◆ What you will do
In the material below, please retype the lines from the very first through the one with "const xTicks = [2005, 2010, 2015, 2020];", exactly and without pictures.

◆ Recorded information
┌────────

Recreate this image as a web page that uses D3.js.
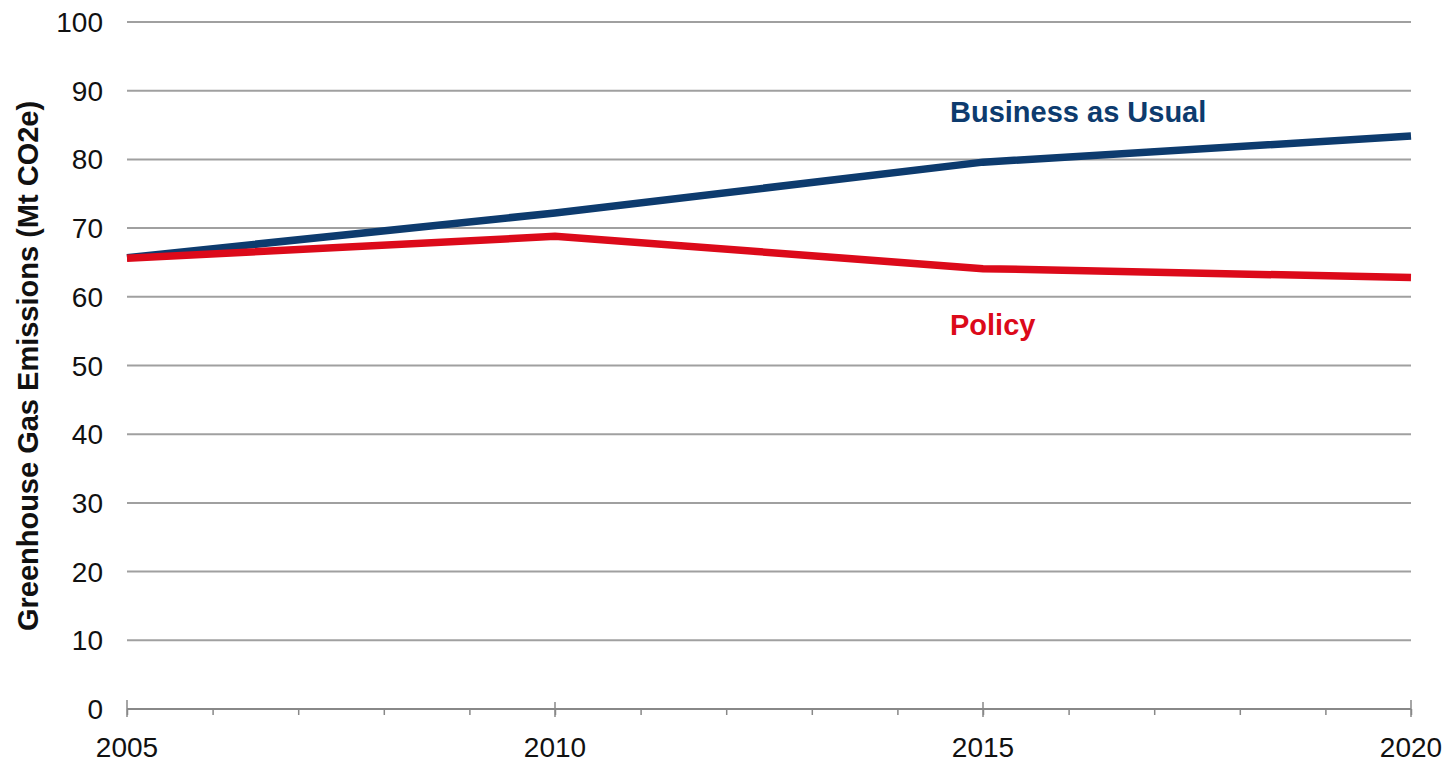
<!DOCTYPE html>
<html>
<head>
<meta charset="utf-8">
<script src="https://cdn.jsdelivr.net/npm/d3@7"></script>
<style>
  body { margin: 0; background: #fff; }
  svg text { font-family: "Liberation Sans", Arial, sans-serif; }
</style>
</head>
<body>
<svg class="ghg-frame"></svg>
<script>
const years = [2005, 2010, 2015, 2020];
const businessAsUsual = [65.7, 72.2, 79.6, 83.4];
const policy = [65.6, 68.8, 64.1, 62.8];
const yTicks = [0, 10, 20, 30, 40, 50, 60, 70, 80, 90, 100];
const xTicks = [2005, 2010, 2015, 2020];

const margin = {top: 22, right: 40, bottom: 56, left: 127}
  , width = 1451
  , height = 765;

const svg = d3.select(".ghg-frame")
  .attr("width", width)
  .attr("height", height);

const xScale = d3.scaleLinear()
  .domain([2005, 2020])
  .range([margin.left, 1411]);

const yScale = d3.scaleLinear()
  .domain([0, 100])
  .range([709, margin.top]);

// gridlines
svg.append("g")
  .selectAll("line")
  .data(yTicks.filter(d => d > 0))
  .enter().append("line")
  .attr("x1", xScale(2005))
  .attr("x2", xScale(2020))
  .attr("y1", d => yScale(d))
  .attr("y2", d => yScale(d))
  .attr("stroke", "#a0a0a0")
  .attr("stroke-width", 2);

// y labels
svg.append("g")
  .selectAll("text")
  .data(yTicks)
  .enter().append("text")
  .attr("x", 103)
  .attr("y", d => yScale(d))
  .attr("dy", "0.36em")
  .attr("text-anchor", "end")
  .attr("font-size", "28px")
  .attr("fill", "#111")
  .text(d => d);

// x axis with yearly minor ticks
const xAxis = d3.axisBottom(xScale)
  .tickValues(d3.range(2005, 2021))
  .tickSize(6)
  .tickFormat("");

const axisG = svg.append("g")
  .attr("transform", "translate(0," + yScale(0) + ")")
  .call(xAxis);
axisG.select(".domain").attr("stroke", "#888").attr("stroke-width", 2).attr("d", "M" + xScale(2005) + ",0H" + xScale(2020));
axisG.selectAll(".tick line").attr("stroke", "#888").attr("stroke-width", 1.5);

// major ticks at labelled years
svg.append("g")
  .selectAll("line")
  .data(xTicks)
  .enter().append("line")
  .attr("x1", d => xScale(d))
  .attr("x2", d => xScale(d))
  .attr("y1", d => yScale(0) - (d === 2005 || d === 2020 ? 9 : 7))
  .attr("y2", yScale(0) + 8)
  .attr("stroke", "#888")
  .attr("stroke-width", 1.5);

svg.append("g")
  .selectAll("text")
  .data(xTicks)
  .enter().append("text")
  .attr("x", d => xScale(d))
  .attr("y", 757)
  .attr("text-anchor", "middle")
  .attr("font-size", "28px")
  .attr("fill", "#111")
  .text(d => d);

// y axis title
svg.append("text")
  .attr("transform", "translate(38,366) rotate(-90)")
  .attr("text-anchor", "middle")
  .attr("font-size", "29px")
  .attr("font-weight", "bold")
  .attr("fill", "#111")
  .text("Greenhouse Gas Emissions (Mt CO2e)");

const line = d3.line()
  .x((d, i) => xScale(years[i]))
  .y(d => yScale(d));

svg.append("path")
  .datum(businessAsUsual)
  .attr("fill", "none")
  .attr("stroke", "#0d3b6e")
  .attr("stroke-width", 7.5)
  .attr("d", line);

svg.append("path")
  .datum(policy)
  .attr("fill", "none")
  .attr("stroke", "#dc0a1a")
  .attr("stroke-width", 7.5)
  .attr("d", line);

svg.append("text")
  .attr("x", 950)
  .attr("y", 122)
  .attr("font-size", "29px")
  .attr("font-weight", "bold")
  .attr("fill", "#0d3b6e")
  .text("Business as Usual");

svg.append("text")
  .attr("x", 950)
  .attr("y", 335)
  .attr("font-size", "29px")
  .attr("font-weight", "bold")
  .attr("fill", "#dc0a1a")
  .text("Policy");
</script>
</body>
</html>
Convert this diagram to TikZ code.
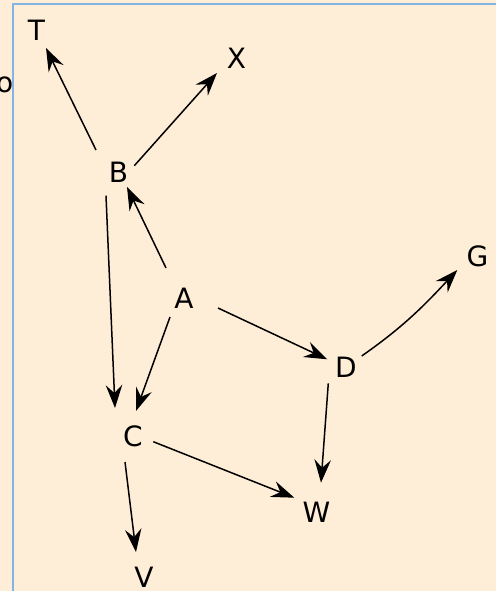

└────────

◆ Final answer
Recreate this image as a web page that uses D3.js.
<!DOCTYPE html>
<html>
<head>
<meta charset="utf-8">
<script src="https://cdn.jsdelivr.net/npm/d3@7"></script>
<style>
  body { margin: 0; background: #fff; }
  svg text { font-family: "Liberation Sans", Arial, sans-serif; }
</style>
</head>
<body>
<svg class="ghg-frame"></svg>
<script>
const years = [2005, 2010, 2015, 2020];
const businessAsUsual = [65.7, 72.2, 79.6, 83.4];
const policy = [65.6, 68.8, 64.1, 62.8];
const yTicks = [0, 10, 20, 30, 40, 50, 60, 70, 80, 90, 100];
const xTicks = [2005, 2010, 2015, 2020];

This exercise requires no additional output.